# Your objective
Each line from the top of the listing through the one holding "(p) at (1117,850)" should be restated word for word, with nothing added and no pictures.

╭──

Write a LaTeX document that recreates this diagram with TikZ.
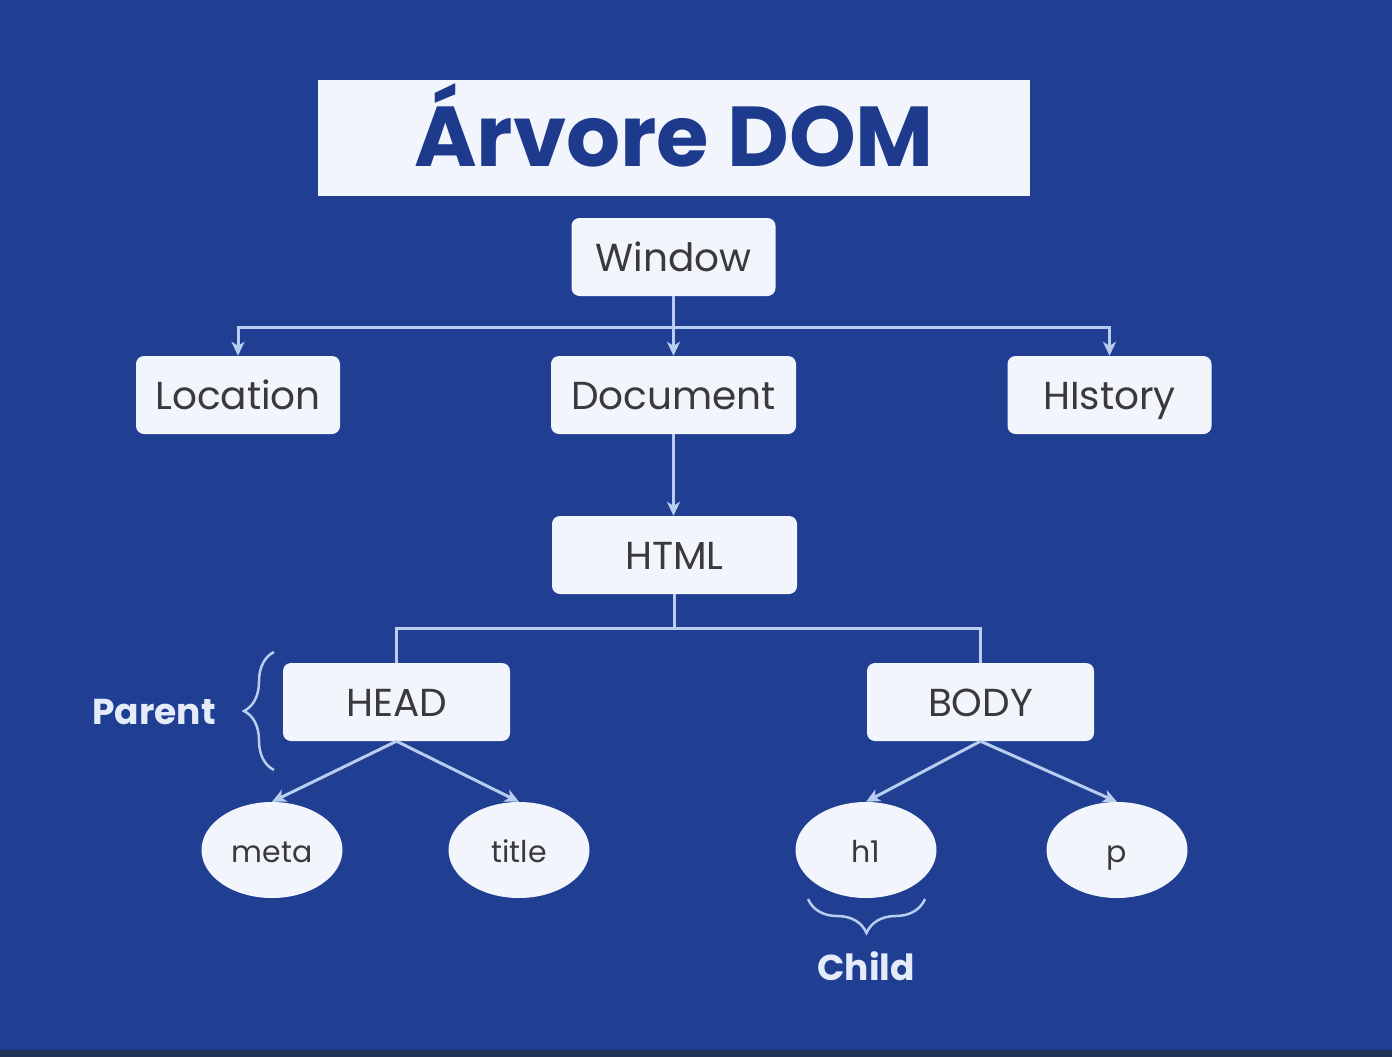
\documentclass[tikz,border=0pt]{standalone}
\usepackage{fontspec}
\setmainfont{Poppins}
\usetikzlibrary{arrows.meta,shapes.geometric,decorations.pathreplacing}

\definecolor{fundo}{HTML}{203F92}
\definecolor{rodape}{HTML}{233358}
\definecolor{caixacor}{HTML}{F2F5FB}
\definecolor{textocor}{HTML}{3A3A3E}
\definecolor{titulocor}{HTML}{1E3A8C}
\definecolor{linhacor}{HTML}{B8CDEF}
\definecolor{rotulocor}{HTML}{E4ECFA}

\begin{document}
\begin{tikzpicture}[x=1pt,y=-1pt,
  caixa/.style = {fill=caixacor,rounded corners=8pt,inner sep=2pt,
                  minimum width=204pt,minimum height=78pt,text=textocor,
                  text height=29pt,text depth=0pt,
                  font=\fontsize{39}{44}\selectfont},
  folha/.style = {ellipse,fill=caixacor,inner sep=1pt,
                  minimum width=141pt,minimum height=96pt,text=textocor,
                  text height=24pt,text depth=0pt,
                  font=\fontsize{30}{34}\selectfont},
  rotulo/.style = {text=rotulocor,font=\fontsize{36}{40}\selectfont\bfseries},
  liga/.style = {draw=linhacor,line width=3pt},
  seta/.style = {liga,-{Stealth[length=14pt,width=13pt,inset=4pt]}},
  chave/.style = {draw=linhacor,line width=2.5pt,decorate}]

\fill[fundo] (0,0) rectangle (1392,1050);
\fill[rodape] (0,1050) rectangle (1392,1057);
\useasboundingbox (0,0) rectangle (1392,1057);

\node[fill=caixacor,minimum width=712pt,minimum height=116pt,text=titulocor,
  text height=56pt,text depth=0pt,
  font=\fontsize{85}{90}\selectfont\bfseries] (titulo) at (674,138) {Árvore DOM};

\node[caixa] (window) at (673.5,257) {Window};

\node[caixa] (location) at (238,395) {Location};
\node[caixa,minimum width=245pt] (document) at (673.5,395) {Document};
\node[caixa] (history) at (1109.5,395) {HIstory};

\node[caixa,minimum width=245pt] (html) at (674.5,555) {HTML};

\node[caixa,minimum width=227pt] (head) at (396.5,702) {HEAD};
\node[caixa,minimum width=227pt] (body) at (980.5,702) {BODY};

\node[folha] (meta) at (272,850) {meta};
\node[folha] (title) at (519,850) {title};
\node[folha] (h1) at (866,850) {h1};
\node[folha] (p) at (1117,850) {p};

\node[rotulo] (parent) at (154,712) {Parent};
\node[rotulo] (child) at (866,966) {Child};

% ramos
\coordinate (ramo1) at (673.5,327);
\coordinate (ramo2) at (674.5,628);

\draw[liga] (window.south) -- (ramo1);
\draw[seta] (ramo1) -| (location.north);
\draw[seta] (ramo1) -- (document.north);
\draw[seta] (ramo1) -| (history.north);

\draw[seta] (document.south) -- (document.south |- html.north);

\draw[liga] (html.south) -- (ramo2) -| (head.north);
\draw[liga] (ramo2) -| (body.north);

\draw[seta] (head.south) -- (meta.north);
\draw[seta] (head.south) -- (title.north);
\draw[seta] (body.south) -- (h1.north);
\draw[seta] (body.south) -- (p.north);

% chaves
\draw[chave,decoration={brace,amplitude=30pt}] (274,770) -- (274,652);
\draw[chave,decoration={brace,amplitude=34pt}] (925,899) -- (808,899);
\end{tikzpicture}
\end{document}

╰──

# Answer to this problem
Write a LaTeX document that recreates this diagram with TikZ.
\documentclass[tikz,border=0pt]{standalone}
\usepackage{fontspec}
\setmainfont{Poppins}
\usetikzlibrary{arrows.meta,shapes.geometric,decorations.pathreplacing}

\definecolor{fundo}{HTML}{203F92}
\definecolor{rodape}{HTML}{233358}
\definecolor{caixacor}{HTML}{F2F5FB}
\definecolor{textocor}{HTML}{3A3A3E}
\definecolor{titulocor}{HTML}{1E3A8C}
\definecolor{linhacor}{HTML}{B8CDEF}
\definecolor{rotulocor}{HTML}{E4ECFA}

\begin{document}
\begin{tikzpicture}[x=1pt,y=-1pt,
  caixa/.style = {fill=caixacor,rounded corners=8pt,inner sep=2pt,
                  minimum width=204pt,minimum height=78pt,text=textocor,
                  text height=29pt,text depth=0pt,
                  font=\fontsize{39}{44}\selectfont},
  folha/.style = {ellipse,fill=caixacor,inner sep=1pt,
                  minimum width=141pt,minimum height=96pt,text=textocor,
                  text height=24pt,text depth=0pt,
                  font=\fontsize{30}{34}\selectfont},
  rotulo/.style = {text=rotulocor,font=\fontsize{36}{40}\selectfont\bfseries},
  liga/.style = {draw=linhacor,line width=3pt},
  seta/.style = {liga,-{Stealth[length=14pt,width=13pt,inset=4pt]}},
  chave/.style = {draw=linhacor,line width=2.5pt,decorate}]

\fill[fundo] (0,0) rectangle (1392,1050);
\fill[rodape] (0,1050) rectangle (1392,1057);
\useasboundingbox (0,0) rectangle (1392,1057);

\node[fill=caixacor,minimum width=712pt,minimum height=116pt,text=titulocor,
  text height=56pt,text depth=0pt,
  font=\fontsize{85}{90}\selectfont\bfseries] (titulo) at (674,138) {Árvore DOM};

\node[caixa] (window) at (673.5,257) {Window};

\node[caixa] (location) at (238,395) {Location};
\node[caixa,minimum width=245pt] (document) at (673.5,395) {Document};
\node[caixa] (history) at (1109.5,395) {HIstory};

\node[caixa,minimum width=245pt] (html) at (674.5,555) {HTML};

\node[caixa,minimum width=227pt] (head) at (396.5,702) {HEAD};
\node[caixa,minimum width=227pt] (body) at (980.5,702) {BODY};

\node[folha] (meta) at (272,850) {meta};
\node[folha] (title) at (519,850) {title};
\node[folha] (h1) at (866,850) {h1};
\node[folha] (p) at (1117,850) {p};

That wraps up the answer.